OBJECTIVE: Find the word "chart" in the listing; pull out each line holding it.
* Begin GIVEN RECORDS *
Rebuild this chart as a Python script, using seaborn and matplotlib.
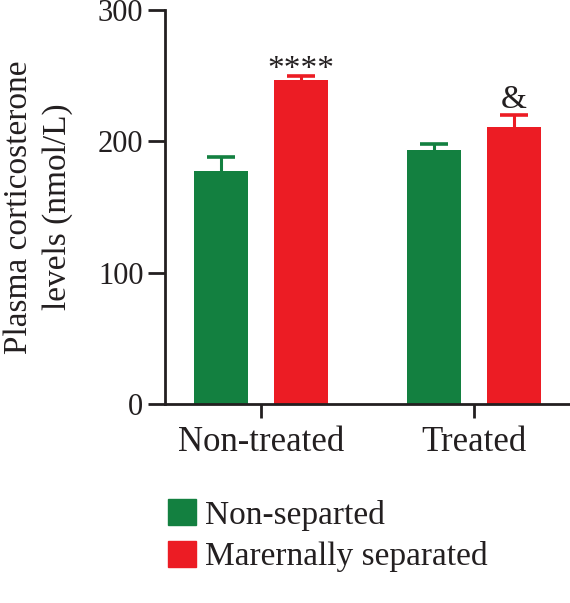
* End GIVEN RECORDS *
* Begin GIVEN RECORDS *
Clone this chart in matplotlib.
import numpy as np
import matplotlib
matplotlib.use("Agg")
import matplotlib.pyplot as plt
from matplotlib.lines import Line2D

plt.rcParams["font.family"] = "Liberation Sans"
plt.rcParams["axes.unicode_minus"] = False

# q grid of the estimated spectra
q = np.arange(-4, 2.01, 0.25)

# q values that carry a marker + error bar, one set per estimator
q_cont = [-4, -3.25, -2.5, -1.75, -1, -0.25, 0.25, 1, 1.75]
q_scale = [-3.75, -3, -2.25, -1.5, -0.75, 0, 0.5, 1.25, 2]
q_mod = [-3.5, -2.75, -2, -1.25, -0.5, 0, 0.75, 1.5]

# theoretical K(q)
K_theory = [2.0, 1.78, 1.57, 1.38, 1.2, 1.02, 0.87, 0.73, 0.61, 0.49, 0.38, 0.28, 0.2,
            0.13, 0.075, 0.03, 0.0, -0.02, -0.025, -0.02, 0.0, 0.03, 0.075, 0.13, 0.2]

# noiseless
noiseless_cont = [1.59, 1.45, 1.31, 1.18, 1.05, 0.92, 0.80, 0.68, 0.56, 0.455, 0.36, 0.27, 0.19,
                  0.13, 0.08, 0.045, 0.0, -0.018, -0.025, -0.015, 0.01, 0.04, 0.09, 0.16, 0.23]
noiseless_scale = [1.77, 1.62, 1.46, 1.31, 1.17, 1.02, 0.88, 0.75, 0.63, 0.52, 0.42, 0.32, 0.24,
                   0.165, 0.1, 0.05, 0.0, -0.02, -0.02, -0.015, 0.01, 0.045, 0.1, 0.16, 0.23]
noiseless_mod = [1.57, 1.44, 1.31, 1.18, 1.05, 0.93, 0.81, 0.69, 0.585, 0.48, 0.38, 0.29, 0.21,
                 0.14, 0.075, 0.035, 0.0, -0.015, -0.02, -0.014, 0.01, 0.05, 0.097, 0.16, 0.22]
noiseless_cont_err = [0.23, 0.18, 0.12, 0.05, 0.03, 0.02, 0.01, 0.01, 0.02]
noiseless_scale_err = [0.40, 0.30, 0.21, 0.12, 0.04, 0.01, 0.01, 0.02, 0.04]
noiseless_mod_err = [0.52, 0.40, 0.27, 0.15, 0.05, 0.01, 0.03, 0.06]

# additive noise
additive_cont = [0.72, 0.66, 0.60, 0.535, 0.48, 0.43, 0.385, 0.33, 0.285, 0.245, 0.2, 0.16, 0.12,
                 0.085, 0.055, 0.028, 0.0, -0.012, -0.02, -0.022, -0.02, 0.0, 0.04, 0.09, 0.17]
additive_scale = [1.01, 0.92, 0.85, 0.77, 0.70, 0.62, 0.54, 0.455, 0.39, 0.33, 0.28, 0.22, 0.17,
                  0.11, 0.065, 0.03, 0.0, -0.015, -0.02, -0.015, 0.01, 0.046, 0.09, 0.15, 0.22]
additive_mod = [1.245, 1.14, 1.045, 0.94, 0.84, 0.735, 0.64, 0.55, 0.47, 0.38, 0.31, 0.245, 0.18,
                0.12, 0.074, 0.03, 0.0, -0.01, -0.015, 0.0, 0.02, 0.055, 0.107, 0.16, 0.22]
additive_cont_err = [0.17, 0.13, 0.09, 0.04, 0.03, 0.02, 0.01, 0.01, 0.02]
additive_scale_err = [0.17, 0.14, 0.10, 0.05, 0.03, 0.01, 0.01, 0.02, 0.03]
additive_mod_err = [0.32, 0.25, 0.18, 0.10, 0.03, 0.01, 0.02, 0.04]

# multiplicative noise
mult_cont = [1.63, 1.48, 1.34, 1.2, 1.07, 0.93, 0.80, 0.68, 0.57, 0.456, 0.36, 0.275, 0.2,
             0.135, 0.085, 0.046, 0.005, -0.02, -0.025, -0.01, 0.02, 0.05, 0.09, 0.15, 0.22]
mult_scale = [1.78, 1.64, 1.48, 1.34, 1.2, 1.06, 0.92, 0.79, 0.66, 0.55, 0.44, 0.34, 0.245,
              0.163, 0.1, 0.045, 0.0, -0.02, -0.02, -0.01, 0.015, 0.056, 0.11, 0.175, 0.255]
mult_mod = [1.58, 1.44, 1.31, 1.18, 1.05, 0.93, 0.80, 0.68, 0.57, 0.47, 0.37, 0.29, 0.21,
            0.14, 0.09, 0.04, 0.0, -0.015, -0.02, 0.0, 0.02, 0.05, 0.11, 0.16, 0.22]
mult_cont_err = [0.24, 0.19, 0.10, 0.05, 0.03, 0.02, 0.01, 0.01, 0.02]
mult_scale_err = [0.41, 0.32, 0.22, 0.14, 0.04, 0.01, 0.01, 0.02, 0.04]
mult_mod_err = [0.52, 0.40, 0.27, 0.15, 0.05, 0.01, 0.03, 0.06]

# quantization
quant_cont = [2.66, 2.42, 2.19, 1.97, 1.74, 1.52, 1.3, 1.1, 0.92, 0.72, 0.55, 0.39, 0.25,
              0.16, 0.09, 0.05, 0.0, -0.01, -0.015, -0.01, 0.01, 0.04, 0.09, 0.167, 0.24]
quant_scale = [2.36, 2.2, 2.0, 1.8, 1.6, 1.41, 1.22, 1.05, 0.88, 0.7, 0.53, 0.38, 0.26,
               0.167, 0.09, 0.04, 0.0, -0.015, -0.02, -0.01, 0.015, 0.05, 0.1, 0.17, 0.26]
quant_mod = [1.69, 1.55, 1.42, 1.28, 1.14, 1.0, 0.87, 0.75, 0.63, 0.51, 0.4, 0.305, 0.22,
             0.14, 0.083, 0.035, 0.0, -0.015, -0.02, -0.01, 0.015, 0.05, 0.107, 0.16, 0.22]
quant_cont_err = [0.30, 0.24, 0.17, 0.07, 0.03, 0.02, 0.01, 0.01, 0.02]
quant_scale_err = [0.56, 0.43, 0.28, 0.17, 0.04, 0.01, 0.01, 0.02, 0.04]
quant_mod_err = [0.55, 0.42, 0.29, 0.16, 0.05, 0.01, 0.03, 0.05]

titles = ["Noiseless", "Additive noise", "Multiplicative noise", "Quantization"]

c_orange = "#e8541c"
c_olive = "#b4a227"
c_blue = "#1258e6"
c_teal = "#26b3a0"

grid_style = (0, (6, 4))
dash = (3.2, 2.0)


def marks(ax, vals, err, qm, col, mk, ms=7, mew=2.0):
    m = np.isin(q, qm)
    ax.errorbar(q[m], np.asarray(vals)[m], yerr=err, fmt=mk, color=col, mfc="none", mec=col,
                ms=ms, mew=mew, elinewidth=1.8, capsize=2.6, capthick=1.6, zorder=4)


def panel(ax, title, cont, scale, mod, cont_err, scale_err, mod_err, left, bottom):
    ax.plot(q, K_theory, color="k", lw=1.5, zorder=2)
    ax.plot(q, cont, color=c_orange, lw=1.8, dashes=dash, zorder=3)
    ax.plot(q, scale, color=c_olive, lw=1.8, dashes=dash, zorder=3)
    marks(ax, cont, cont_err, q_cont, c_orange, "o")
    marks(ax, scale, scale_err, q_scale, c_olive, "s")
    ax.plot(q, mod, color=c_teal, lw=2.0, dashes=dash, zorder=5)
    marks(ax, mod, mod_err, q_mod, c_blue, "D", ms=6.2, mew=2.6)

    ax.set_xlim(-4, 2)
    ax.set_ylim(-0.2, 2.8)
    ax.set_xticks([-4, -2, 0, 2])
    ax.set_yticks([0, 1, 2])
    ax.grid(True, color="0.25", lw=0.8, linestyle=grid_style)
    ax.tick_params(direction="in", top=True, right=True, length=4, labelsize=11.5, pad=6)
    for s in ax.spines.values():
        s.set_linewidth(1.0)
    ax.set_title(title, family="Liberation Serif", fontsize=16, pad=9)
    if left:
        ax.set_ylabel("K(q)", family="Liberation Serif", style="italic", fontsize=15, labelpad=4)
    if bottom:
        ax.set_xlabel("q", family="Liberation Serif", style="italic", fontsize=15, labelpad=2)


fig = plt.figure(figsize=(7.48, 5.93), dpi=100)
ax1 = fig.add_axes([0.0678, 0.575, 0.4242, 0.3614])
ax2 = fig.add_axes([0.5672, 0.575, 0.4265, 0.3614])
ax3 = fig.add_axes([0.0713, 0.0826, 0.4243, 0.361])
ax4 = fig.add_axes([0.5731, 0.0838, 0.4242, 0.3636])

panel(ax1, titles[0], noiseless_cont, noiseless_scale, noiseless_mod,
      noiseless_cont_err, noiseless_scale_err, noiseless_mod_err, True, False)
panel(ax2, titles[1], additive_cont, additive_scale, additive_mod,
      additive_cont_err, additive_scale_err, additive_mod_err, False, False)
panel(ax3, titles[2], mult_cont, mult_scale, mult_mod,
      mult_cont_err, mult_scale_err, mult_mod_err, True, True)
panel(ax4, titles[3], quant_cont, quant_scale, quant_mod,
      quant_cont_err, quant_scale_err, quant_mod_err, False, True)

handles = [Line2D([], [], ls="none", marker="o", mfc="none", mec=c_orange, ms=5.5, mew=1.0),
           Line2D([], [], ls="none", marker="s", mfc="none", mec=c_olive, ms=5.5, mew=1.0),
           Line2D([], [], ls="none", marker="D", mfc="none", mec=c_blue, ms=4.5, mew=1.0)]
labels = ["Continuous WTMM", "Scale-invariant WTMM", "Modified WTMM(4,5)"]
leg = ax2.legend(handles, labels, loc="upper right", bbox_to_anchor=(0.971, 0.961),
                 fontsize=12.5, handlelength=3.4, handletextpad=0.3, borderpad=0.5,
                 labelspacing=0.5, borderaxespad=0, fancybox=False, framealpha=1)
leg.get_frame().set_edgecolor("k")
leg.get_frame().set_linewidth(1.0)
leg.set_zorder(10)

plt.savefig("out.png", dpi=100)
* End GIVEN RECORDS *
* Begin GIVEN RECORDS *
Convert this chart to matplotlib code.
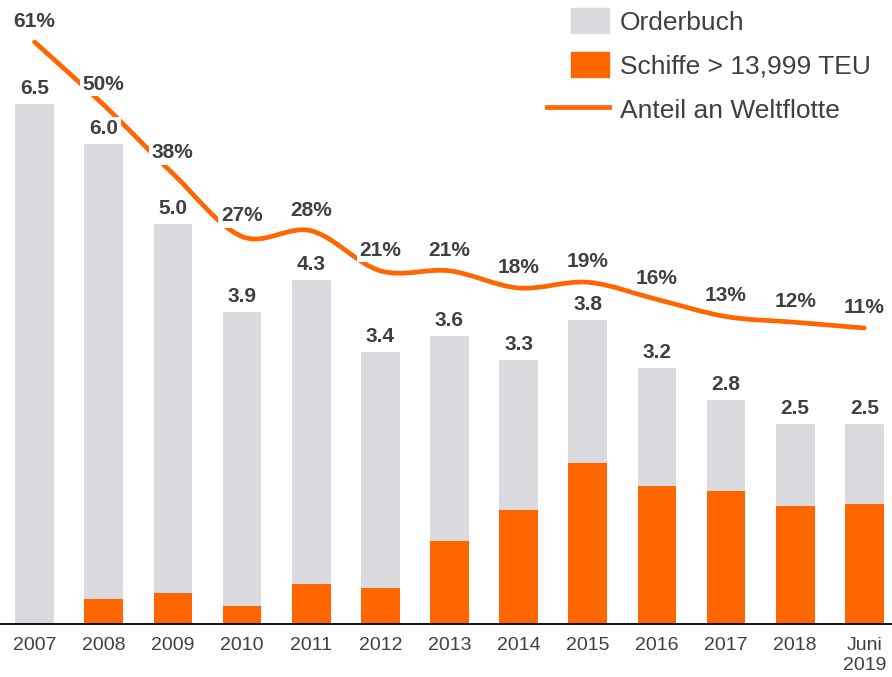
* End GIVEN RECORDS *
OUTPUT BELOW:
Rebuild this chart as a Python script, using seaborn and matplotlib.
Clone this chart in matplotlib.
Convert this chart to matplotlib code.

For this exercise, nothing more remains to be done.